Question #4 – Employment Based Immigration
Can I obtain EAD and AP immediately upon filing my I-485 with the INS?

Answer #4
No, these ancillary benefits are not granted immediately upon submission of the I-485 petition. Current processing times indicate a processing period of 2-3 months before issuance of the EAD and AP benefits.


Question #5 – General
Under this new DREAMERS legislation, if a person has an illness and has been in the country seeking treatment for that illness, are they eligible to stay and get the work permit?

Answer #5
It seems that you have received incorrect information concerning the announcement made on Friday regarding deferred action for undocumented youth. The Department of Homeland Security (DHS) will grant deferred action for undocumented youth that meet strict eligibility requirements.

First things first, to be eligible for deferred action the applicant must:
• Have arrived in the U.S. when they were under the age of sixteen
• Have continuously resided in the U.S. for at least five years prior to June 15, 2012 and have been present in the U.S. on June 15, 2012
•Currently be in school, have graduated from high school, have a GED, or be an honorably discharged veteran of the U.S. Coast Guard or the U.S. Armed Forces (*Note: Friday's email mistakenly identified those currently serving in the military as eligible, only those honorably discharged are eligible)
• Not have been convicted of a felony offense, a “significant misdemeanor offense,” three or more non-significant misdemeanors, or otherwise pose a threat to national security or public safety
• Have been under thirty-one years old on June 15, 2012
DREAMers should not apply affirmatively for deferred action at this time.


Question #6 – Employment Based Immigration
My AP expires today and since i just came back from the Phillipines, i don’t see any travel need for quite some time now hence i am not applying for extension of AP. Is that OK? Or do we need to always apply for a new one before the current one expires. I think we can always apply only on needs basis and do it at a later stage. Will that be fine?

Answer #6
You do not need to apply for the AP prior to the expiration of the current AP. You can always apply at a later date.

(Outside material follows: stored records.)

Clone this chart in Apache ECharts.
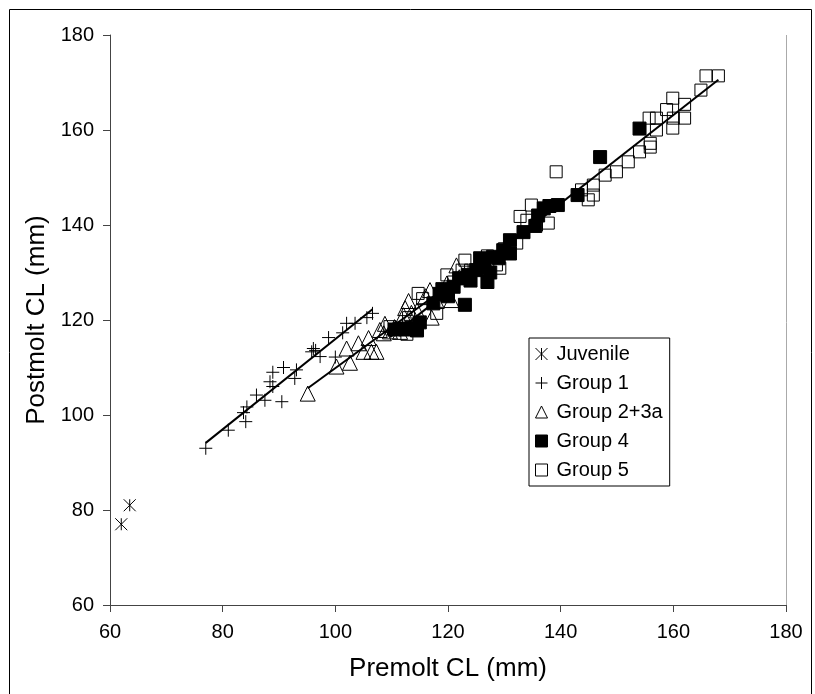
<!DOCTYPE html>
<html><head><meta charset="utf-8">
<script src="https://cdn.jsdelivr.net/npm/echarts@6/dist/echarts.min.js"></script>
<style>html,body{margin:0;padding:0;background:#fff}#c{width:815px;height:694px}</style>
</head><body><div id="c"></div>
<script>
// ---- data (Premolt CL, Postmolt CL) ----
const seriesNames = ['Juvenile', 'Group 1', 'Group 2+3a', 'Group 4', 'Group 5'];
const xTicks = [60, 80, 100, 120, 140, 160, 180];
const yTicks = [60, 80, 100, 120, 140, 160, 180];

const juvenile = [[62, 77], [63.5, 81]];

const group1 = [[77, 93], [81, 96.8], [83.7, 100.5], [84.1, 98.6], [84.3, 101.7], [86, 104.2],
  [87.5, 103.1], [88.4, 107], [88.9, 109], [88.9, 106], [90.5, 102.8], [90.8, 110], [92.8, 107.7],
  [93.1, 109.5], [95.8, 113.3], [96.1, 114], [96.5, 113.6], [97.3, 112.3], [98.8, 116.3],
  [100, 112.2], [101.3, 117.3], [102, 119.3], [103.5, 119.3], [105.6, 120.5], [106.6, 121.4]];

const group23a = [[95.1, 104.5], [100.2, 110.2], [102, 114], [102.6, 111], [104.1, 115.1], [105, 113.3],
  [105.9, 116.2], [106.4, 113.3], [107.3, 113.3], [107.9, 117.9], [108.6, 117.2], [108.8, 119.2],
  [109.7, 117.6], [110.5, 118.5], [111.5, 117.5], [112.1, 121], [112.4, 122.5], [113, 124],
  [113.5, 121.5], [114.5, 122], [116, 125], [116.8, 126.3], [117.1, 120.5], [118, 124],
  [119.8, 127.7], [120.6, 124.2], [121.5, 131.5], [122, 129]];

const group4 = [[110.5, 118], [111.5, 118.2], [112.5, 118], [113.5, 118.3], [114.5, 117.8], [115, 119.5],
  [117.4, 123.5], [118.5, 125.5], [119, 126.5], [120, 125], [121, 127], [122, 128.8], [123, 123.2],
  [123.5, 129.5], [124, 128.3], [125, 130.5], [125.7, 133], [126.5, 131], [127, 128], [127.5, 130],
  [128, 133.3], [129, 133], [129.8, 134.7], [131, 134], [131, 136.8], [133.4, 138.5], [135.5, 139.8],
  [136, 142], [137, 143.5], [138, 144], [139.5, 144.2], [143, 146.3], [147, 154.3], [154, 160.3]];

const group5 = [[109.7, 118.6], [112.7, 117], [113, 120.5], [114.7, 125.6], [115.5, 124.5], [118, 121.4],
  [119.8, 129.5], [121, 128], [122.5, 130.5], [123, 132.6], [124, 130.5], [126, 131], [127, 133.5],
  [128.6, 131.6], [129.2, 130.9], [130, 135], [132.2, 136.2], [132.8, 141.8], [134, 141], [134.8, 144.2],
  [135.7, 140], [137.8, 140.4], [139.2, 151.2], [143.7, 147.4], [144.9, 145.3], [145.8, 146.3],
  [145.8, 148.4], [147.9, 150.5], [149.9, 151.2], [152, 153.3], [154, 155.4], [155.9, 156.4],
  [155.9, 157.2], [155.7, 162.5], [157, 162.5], [157, 160], [158.8, 164.3], [159.9, 160.4], [160, 162.5],
  [159.9, 166.7], [162, 162.5], [162, 165.4], [164.9, 168.4], [165.8, 171.4], [168, 171.4]];

// ---- least-squares trend line over each group's x range ----
function fit(pts) {
  const n = pts.length;
  let sx = 0, sy = 0, sxx = 0, sxy = 0, mn = Infinity, mx = -Infinity;
  pts.forEach(([x, y]) => { sx += x; sy += y; sxx += x * x; sxy += x * y; mn = Math.min(mn, x); mx = Math.max(mx, x); });
  const b = (n * sxy - sx * sy) / (n * sxx - sx * sx);
  const a = (sy - b * sx) / n;
  return [[mn, a + b * mn], [mx, a + b * mx]];
}

const FONT = 'Liberation Sans, Arial, sans-serif';
const CLEAR = 'rgba(0,0,0,0)';
const STAR = 'path://M0,0L10,10M10,0L0,10M5,0L5,10';
const PLUS = 'path://M0,5L10,5M5,0L5,10';

function scatter(name, data, symbol, size, fill) {
  return {
    name, type: 'scatter', data, symbol, symbolSize: size,
    itemStyle: { color: fill, borderColor: '#000', borderWidth: 1, opacity: 1 },
    emphasis: { disabled: true }
  };
}
function trend(pts) {
  return {
    type: 'line', data: fit(pts), showSymbol: false, silent: true,
    lineStyle: { color: '#000', width: 2 }, z: 5
  };
}

const chart = echarts.init(document.getElementById('c'), null, { renderer: 'canvas' });
chart.setOption({
  animation: false,
  backgroundColor: '#fff',
  grid: { left: 110, right: 29, top: 35, bottom: 89 },
  xAxis: {
    type: 'value', min: xTicks[0], max: xTicks[xTicks.length - 1], interval: 20,
    name: 'Premolt CL (mm)', nameLocation: 'middle', nameGap: 51,
    nameTextStyle: { fontFamily: FONT, fontSize: 26, color: '#000' },
    axisLine: { lineStyle: { color: '#444', width: 1 } },
    axisTick: { show: true, length: 7, lineStyle: { color: '#444' } },
    axisLabel: { fontFamily: FONT, fontSize: 20, color: '#000', margin: 17 },
    splitLine: { show: false }
  },
  yAxis: {
    type: 'value', min: yTicks[0], max: yTicks[yTicks.length - 1], interval: 20,
    name: 'Postmolt CL (mm)', nameLocation: 'middle', nameGap: 52,
    nameTextStyle: { fontFamily: FONT, fontSize: 26, color: '#000' },
    axisLine: { show: true, lineStyle: { color: '#444', width: 1 } },
    axisTick: { show: true, length: 7, lineStyle: { color: '#444' } },
    axisLabel: { fontFamily: FONT, fontSize: 20, color: '#000', margin: 16 },
    splitLine: { show: false }
  },
  legend: {
    orient: 'vertical', left: 529, top: 338,
    backgroundColor: '#fff', borderColor: '#000', borderWidth: 1,
    padding: [6, 7, 6, 6], itemGap: 9, itemWidth: 12, itemHeight: 12,
    textStyle: { fontFamily: FONT, fontSize: 20, color: '#000', padding: [0, 0, 0, 4] },
    data: [
      { name: seriesNames[0], icon: STAR, itemStyle: { color: CLEAR, borderColor: '#000', borderWidth: 1 } },
      { name: seriesNames[1], icon: PLUS, itemStyle: { color: CLEAR, borderColor: '#000', borderWidth: 1 } },
      { name: seriesNames[2], icon: 'triangle', itemStyle: { color: CLEAR, borderColor: '#000', borderWidth: 1 } },
      { name: seriesNames[3], icon: 'rect', itemStyle: { color: '#000', borderColor: '#000', borderWidth: 1 } },
      { name: seriesNames[4], icon: 'rect', itemStyle: { color: CLEAR, borderColor: '#000', borderWidth: 1 } }
    ]
  },
  graphic: [
    { type: 'rect', shape: { x: 9.5, y: 9.5, width: 802, height: 700 }, style: { fill: 'none', stroke: '#000', lineWidth: 1 }, silent: true, z: -1 },
    { type: 'line', shape: { x1: 786.5, y1: 35, x2: 786.5, y2: 610 }, style: { stroke: '#aaa', lineWidth: 1 }, silent: true }
  ],
  series: [
    scatter(seriesNames[0], juvenile, STAR, 12, CLEAR),
    scatter(seriesNames[1], group1, PLUS, 13, CLEAR),
    scatter(seriesNames[2], group23a, 'triangle', 15, CLEAR),
    scatter(seriesNames[3], group4, 'rect', 13, '#000'),
    scatter(seriesNames[4], group5, 'rect', 12, CLEAR),
    trend(group1), trend(group23a), trend(group4.concat(group5))
  ]
});
</script>
</body></html>
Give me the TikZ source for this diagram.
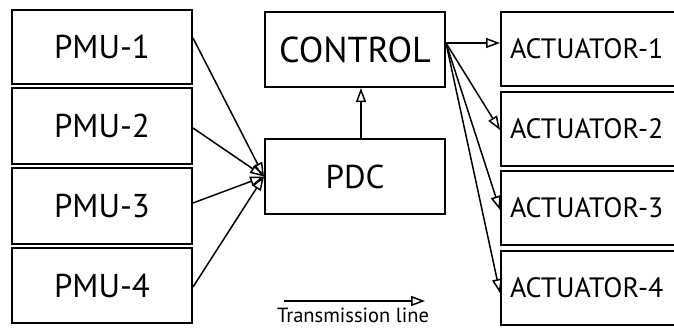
\documentclass[tikz,border=0pt]{standalone}
\usepackage{fontspec}
\setmainfont{PT Sans}
\usetikzlibrary{arrows.meta}
\tikzset{
  unitbox/.style={draw, line width=2pt, inner sep=0pt, minimum width=180pt},
  bigtext/.style={font=\fontsize{33}{36}\selectfont},
  ctrltext/.style={font=\fontsize{36}{40}\selectfont},
  acttext/.style={font=\fontsize{28}{30}\selectfont},
  actbox/.style={draw, line width=2pt, inner xsep=9pt, inner ysep=0pt,
    minimum width=199pt, text width=181pt, align=left, acttext},
  link/.style={line width=1.5pt, -{Triangle[open, length=14pt, width=10pt, line width=1.5pt]}}
}
\begin{document}
\begin{tikzpicture}[x=1pt, y=-1pt]
\useasboundingbox (0,0) rectangle (674,327);
\clip (0,0) rectangle (674,327);

% sources
\node[unitbox, minimum height=74pt, bigtext] (pmu1) at (102,47) {PMU-1};
\node[unitbox, minimum height=76pt, bigtext] (pmu2) at (102,126) {PMU-2};
\node[unitbox, minimum height=76pt, bigtext] (pmu3) at (102,206) {PMU-3};
\node[unitbox, minimum height=75pt, bigtext] (pmu4) at (102,285.5) {PMU-4};

% concentrator and controller
\node[unitbox, minimum height=75pt, ctrltext] (ctrl) at (355,49.5) {CONTROL};
\node[unitbox, minimum height=75pt, bigtext] (pdc) at (355,176.5) {PDC};

% actuators (running past the right edge)
\node[actbox, minimum height=74pt] (act1) at (600.5,49) {ACTUATOR-1};
\node[actbox, minimum height=74pt] (act2) at (600.5,129) {ACTUATOR-2};
\node[actbox, minimum height=74pt] (act3) at (600.5,208) {ACTUATOR-3};
\node[actbox, minimum height=74pt] (act4) at (600.5,288) {ACTUATOR-4};

% connector end points
\coordinate (s1) at ([yshift=9pt]pmu1.east);
\coordinate (s2) at ([yshift=-2pt]pmu2.east);
\coordinate (s3) at ([yshift=3pt]pmu3.east);
\coordinate (s4) at ([yshift=-1.5pt]pmu4.east);
\coordinate (cout) at ([yshift=6.5pt]ctrl.east);
\coordinate (in1) at (act1.west |- cout);
\coordinate (in2) at ([yshift=-1pt]act2.west);
\coordinate (in3) at ([yshift=-2pt]act3.west);
\coordinate (in4) at ([yshift=-5pt]act4.west);

\draw[link] (s1) -- (pdc.west);
\draw[link] (s2) -- (pdc.west);
\draw[link] (s3) -- (pdc.west);
\draw[link] (s4) -- (pdc.west);
\draw[link] ([xshift=6pt]pdc.north) -- ([xshift=6pt]ctrl.south);
\draw[link] (cout) -- (in1);
\draw[link] (cout) -- (in2);
\draw[link] (cout) -- (in3);
\draw[link] (cout) -- (in4);

% legend
\coordinate (lg1) at (284,301);
\coordinate (lg2) at (425,301);
\draw[link] (lg1) -- (lg2);
\node[font=\fontsize{20.5}{22}\selectfont, anchor=base, inner sep=0pt] (lgtext) at (353,322) {Transmission line};
\end{tikzpicture}
\end{document}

Question #7 –H-1B Nonimmigrant Visa
My date of birth and country of citizenship was incorrectly listed on the I-797 received by USCIS. My I-129 form had it correct. So my I-797 is not right, what do I need to do now?

Answer #7
Contact the USCIS National Customer Service number (1-800-375-5283) and speak with an Agent to request that the mistakes be corrected, so that your I-129 Approval notice (Form I-797) will provide the correct date of birth and country of citizenship.


Question #8 – Employment Based Immigration
I have an approved I-140 filed by my previous company and they also submitted my I-485 back in 2007 when priority dates were current. I have since moved onto employment with another company on my EAD. Can I file AC21 Portability letter?

Answer #8
You may be eligible to file an AC21 106(c) Portability Request if the new position/duties are the same or substantially similar to the position/duties listed in your Labor application certified by the DOL.

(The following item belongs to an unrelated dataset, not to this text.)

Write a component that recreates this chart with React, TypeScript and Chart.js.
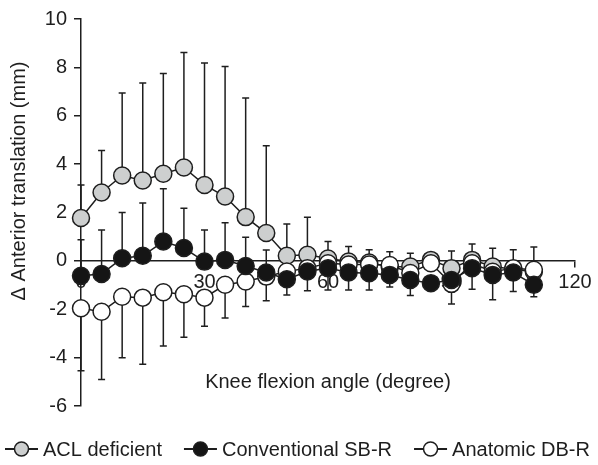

Question #9 – H-1B Nonimmigrant Work Visa
Are there any H1Bs left under either CAP?

Answer #9
As of June 11, 2012, USCIS received a sufficient number of petitions to reach the statutory cap for FY 2013. As of June 7, 2012, USCIS also received more than 20,000 H-1B petitions on behalf of persons exempt from the cap under the advanced degree exemption. USCIS will continue to reject petitions subject to the cap for H-1B specialty occupation workers seeking an employment start date in FY 2013 that are received after June 11, 2012.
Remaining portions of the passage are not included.